| R | Writing | Monologues | Limited Time Only

My name is Marcelina Reyna. Standard introductory sentance. Now, I'm supposed to go on this huge spiel about how slow and ordinary my life is. Let's get going.

I was born in Patuxent River, Maryland on the tenth of February, in the year 1988. I now live semi-comfortably in Virginia Beach, Virginia, with my parents, sister, niece, and doggie. (Ruff ruff!) I am an angsty 18-year old, and my life sucks. The end!

Only not.

I've found over my high school years that life is spent sitting and wondering, lying in bed late at night, contemplating one's academic future, marriage, children, or what to have for breakfast tomorrow morning. I've learned a lot in my thinking and wondering career, but nothing so staggering or monumental as to affect my entire life thereafter. What I have learned is now to successfully think and wonder without hurting myself. It's the sort of thing that isn't taught in schools. Therefore, if you ask me where my most valuable lesson was learned, I'd tell you that it was learned while sitting and wondering, lying in my bed late at night. That's right, my most valuable lesson wasn't taught to me by anyone. Rather, it simply came to me, like most good ideas do to the great geniuses of our century. Whether such a lesson is ahead of its time, or it is actually contemplated by most of my peers, I don't know, but it's something to think about. Here's something else to think about:

Freshman, sophmore, junior, and senior years. They're all the same. The teachers teach you to memorize, and in order to move on to the next year, you must prove that you've memorized everything they have asked of you. It's a simple, repeating cycle of memorization, enacted within the classroom and at home with the 'rents. You either catch on, or you don't. I suppose it depends on how well you can memorize things. C'est moi, I memorize the things I'm told to memorize. Some things don't stick as well as others do, but that's just something else to think about.

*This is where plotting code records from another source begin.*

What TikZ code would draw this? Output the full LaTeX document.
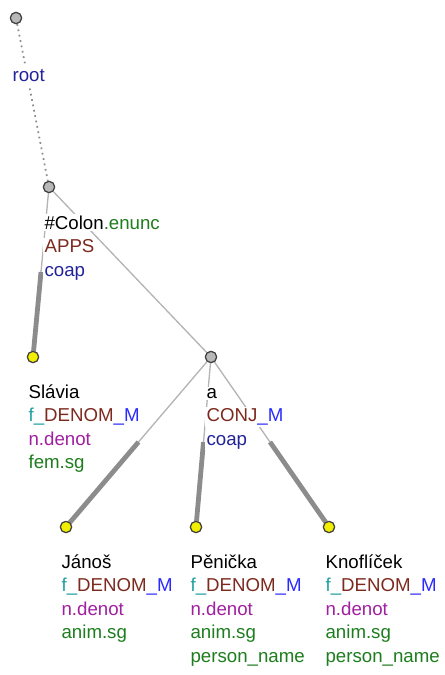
\documentclass[tikz,border=0pt]{standalone}
\usepackage{fontspec}
\setmainfont{Liberation Sans}
\usetikzlibrary{calc}
\definecolor{cnavy}{HTML}{22229A}
\definecolor{cgreen}{HTML}{1E7D1E}
\definecolor{cbrown}{HTML}{7D2A1E}
\definecolor{cteal}{HTML}{1EA0A0}
\definecolor{cblue}{HTML}{2A2AFF}
\definecolor{cpurple}{HTML}{A020A0}
\definecolor{cthin}{HTML}{B4B4B4}
\definecolor{cthick}{HTML}{8C8C8C}
\definecolor{cfill}{HTML}{B8B8B8}
\definecolor{cyel}{HTML}{F2EE00}
\tikzset{
  tnode/.style={circle,draw=black!75,line width=0.85pt,minimum size=8.4pt,inner sep=0pt,fill=cfill},
  leaf/.style={tnode,fill=cyel},
  thinedge/.style={draw=cthin,line width=1pt},
  thickedge/.style={draw=cthick,line width=3.6pt},
  rootedge/.style={draw=black!45,line width=1.3pt,dash pattern=on 1.3pt off 2.8pt},
  lab/.style={anchor=base west,fill=white,inner sep=1pt,font=\fontsize{14}{17}\selectfont},
  rootlab/.style={lab,inner ysep=4pt},
}
\newcommand{\fden}{{\color{cteal}f\_}{\color{cbrown}DENOM}{\color{cblue}\_M}}
\begin{document}
\begin{tikzpicture}[x=0.75pt,y=-0.75pt]
\useasboundingbox (0,0) rectangle (444,675);
% nodes
\node[tnode] (root) at (16,18) {};
\node[tnode] (colon) at (49,187) {};
\node[leaf] (slavia) at (33,357) {};
\node[tnode] (a) at (211,357) {};
\node[leaf] (janos) at (66,527) {};
\node[leaf] (penicka) at (196,527) {};
\node[leaf] (knoflicek) at (329,527) {};
% edges
\draw[rootedge] (root) -- (colon);
\draw[thinedge] (colon) -- (slavia);
\draw[thickedge] ($(colon.center)!0.5!(slavia.center)$) -- (slavia.center);
\draw[thinedge] (colon) -- (a);
\draw[thinedge] (a) -- (janos);
\draw[thickedge] ($(a.center)!0.5!(janos.center)$) -- (janos.center);
\draw[thinedge] (a) -- (penicka);
\draw[thickedge] ($(a.center)!0.5!(penicka.center)$) -- (penicka.center);
\draw[thinedge] (a) -- (knoflicek);
\draw[thickedge] ($(a.center)!0.5!(knoflicek.center)$) -- (knoflicek.center);
% labels
\node[rootlab,text=cnavy] (lroot) at (11,81) {root};
\node[lab] (lc1) at (43,229) {\color{black}\#Colon\color{cgreen}.enunc};
\node[lab,text=cbrown] (lc2) at (43,252.6) {APPS};
\node[lab,text=cnavy] (lc3) at (43,276.2) {coap};
\node[lab] (ls1) at (27,398) {Slávia};
\node[lab] (ls2) at (27,421.6) {\fden};
\node[lab,text=cpurple] (ls3) at (27,445.2) {n.denot};
\node[lab,text=cgreen] (ls4) at (27,468.8) {fem.sg};
\node[lab] (la1) at (205,398) {a};
\node[lab] (la2) at (205,421.6) {{\color{cbrown}CONJ}{\color{cblue}\_M}};
\node[lab,text=cnavy] (la3) at (205,445.2) {coap};
\node[lab] (lj1) at (60,568) {Jánoš};
\node[lab] (lj2) at (60,591.6) {\fden};
\node[lab,text=cpurple] (lj3) at (60,615.2) {n.denot};
\node[lab,text=cgreen] (lj4) at (60,638.8) {anim.sg};
\node[lab] (lp1) at (189,568) {Pěnička};
\node[lab] (lp2) at (189,591.6) {\fden};
\node[lab,text=cpurple] (lp3) at (189,615.2) {n.denot};
\node[lab,text=cgreen] (lp4) at (189,638.8) {anim.sg};
\node[lab,text=cgreen] (lp5) at (189,662.4) {person\_name};
\node[lab] (lk1) at (324,568) {Knoflíček};
\node[lab] (lk2) at (324,591.6) {\fden};
\node[lab,text=cpurple] (lk3) at (324,615.2) {n.denot};
\node[lab,text=cgreen] (lk4) at (324,638.8) {anim.sg};
\node[lab,text=cgreen] (lk5) at (324,662.4) {person\_name};
% redraw node circles on top
\node[tnode] at (root) {};
\node[tnode] at (colon) {};
\node[leaf] at (slavia) {};
\node[tnode] at (a) {};
\node[leaf] at (janos) {};
\node[leaf] at (penicka) {};
\node[leaf] at (knoflicek) {};
\end{tikzpicture}
\end{document}
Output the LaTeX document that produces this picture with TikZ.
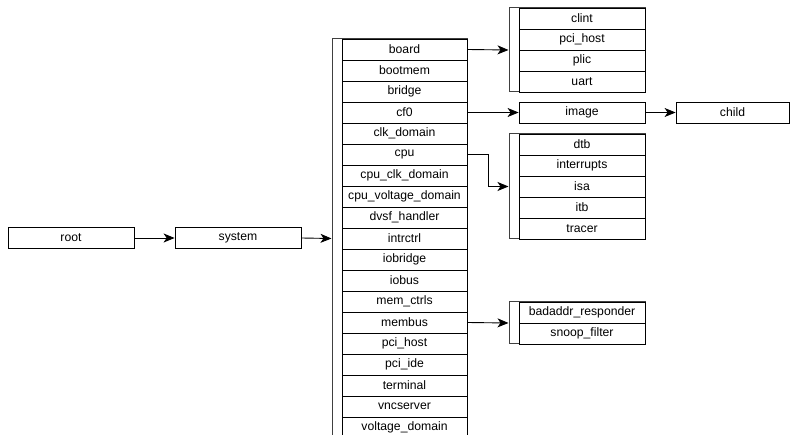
\documentclass[tikz,border=0pt]{standalone}
\usepackage{fontspec}
\setmainfont{Liberation Sans}
\usetikzlibrary{arrows.meta}
\begin{document}
\begin{tikzpicture}[x=1pt,y=-1pt,
  box/.style={draw=black,line width=0.8pt,fill=white,rectangle,inner sep=0pt,
    font=\fontsize{12.2}{14}\selectfont},
  row/.style={box,minimum width=126pt,minimum height=21pt},
  group/.style={draw=black!75,line width=1pt,fill=white,rectangle,inner sep=0pt},
  link/.style={line width=0.9pt,-{Stealth[length=11pt,width=9pt,inset=3pt]}}]
\useasboundingbox (0,0) rectangle (790,435);
\clip (0,0) rectangle (790,435);

% top level
\node[row] (root) at (71,238) {root};
\node[row] (system) at (238,238) {system};

% children of system
\node[group,minimum width=135pt,minimum height=399pt] (sysgrp) at (399.5,238.5) {};
\foreach \name [count=\i from 0] in {board,bootmem,bridge,cf0,clk\_domain,cpu,
    cpu\_clk\_domain,cpu\_voltage\_domain,dvsf\_handler,intrctrl,iobridge,iobus,
    mem\_ctrls,membus,pci\_host,pci\_ide,terminal,vncserver,voltage\_domain}
  \node[row,minimum width=125pt] (s\i) at (404.5,49.5+21*\i) {\name};

% children of board
\node[group,minimum width=136pt,minimum height=84pt] (boardgrp) at (577,50) {};
\foreach \name [count=\i from 0] in {clint,pci\_host,plic,uart}
  \node[row] (b\i) at (582,18.5+21*\i) {\name};

% children of cf0
\node[row] (image) at (582,112.5) {image};
\node[row,minimum width=113pt] (child) at (732.5,112.5) {child};

% children of cpu
\node[group,minimum width=136pt,minimum height=105pt] (cpugrp) at (577,186.5) {};
\foreach \name [count=\i from 0] in {dtb,interrupts,isa,itb,tracer}
  \node[row] (c\i) at (582,144.5+21*\i) {\name};

% children of membus
\node[group,minimum width=136pt,minimum height=42pt] (busgrp) at (577,323) {};
\foreach \name [count=\i from 0] in {badaddr\_responder,snoop\_filter}
  \node[row] (m\i) at (582,312.5+21*\i) {\name};

% connectors
\draw[link] (root.east) -- (system.west);
\draw[link] (system.east) -- (sysgrp.west);
\draw[link] (s0.east) -- (boardgrp.west);
\draw[link] (s3.east) -- (image.west);
\draw[link] (image.east) -- (child.west);
\draw[link] (s5.east) -- ++(21,0) |- (cpugrp.west);
\draw[link] (s13.east) -- (busgrp.west);
\end{tikzpicture}
\end{document}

Of course, everything has an end, and so this cycle of memorization can't continue forever. It has finally found it's inevitable, unfortunate end in my senior year, which is filled with teachers of memorization that somehow reject the theory of memorizing information in order to proceed to the next year. In these teachers' classes, I'm confronted with a horribly confusing prospect: Being taught to think. People say that you can't teach an old dog new tricks, and this saying has been true for me up until now. Haven't these teachers realized what they have done? They've asked me to dismantle and reassemble my thought process, my system, my very body and soul! It's such a calamity that only the most skilled thinkers could comprehend. It is a regular Shakespearian tragedy. Story of my life, right?

Well, in the end, shaking up my jenga game-of-a-mind was beneficial for me. The result was the same, exact jenga game, but this time, something was different. The little jenga blocks now came in assorted bright neon colours, which were available for a limited time only!

Yup, a regular Shakespearian tragedy.

Maybe I liked the plain, unfinished wood of the older jenga blocks. Perhaps I was more than a little fond of not knowing which block I would pull out next, the lesson I learned that amounted to nothing, but meant something. But now everything is colour-coded and organized, with my future already plotted out on a sheet of college-lined loose-leaf paper. The alphabet soup I used to call a brain has been ensnared, and molded into a solid, pink, jelly-like apparatus. There are no more jeopardy games or spelling bees. There are less memories of recess, and more lavish plans of marriage, motherhood, and which nursing home I'll eventually be left to waste away in. I have been grown, nourished, stripped, and processed for investment. Available for a limited time only!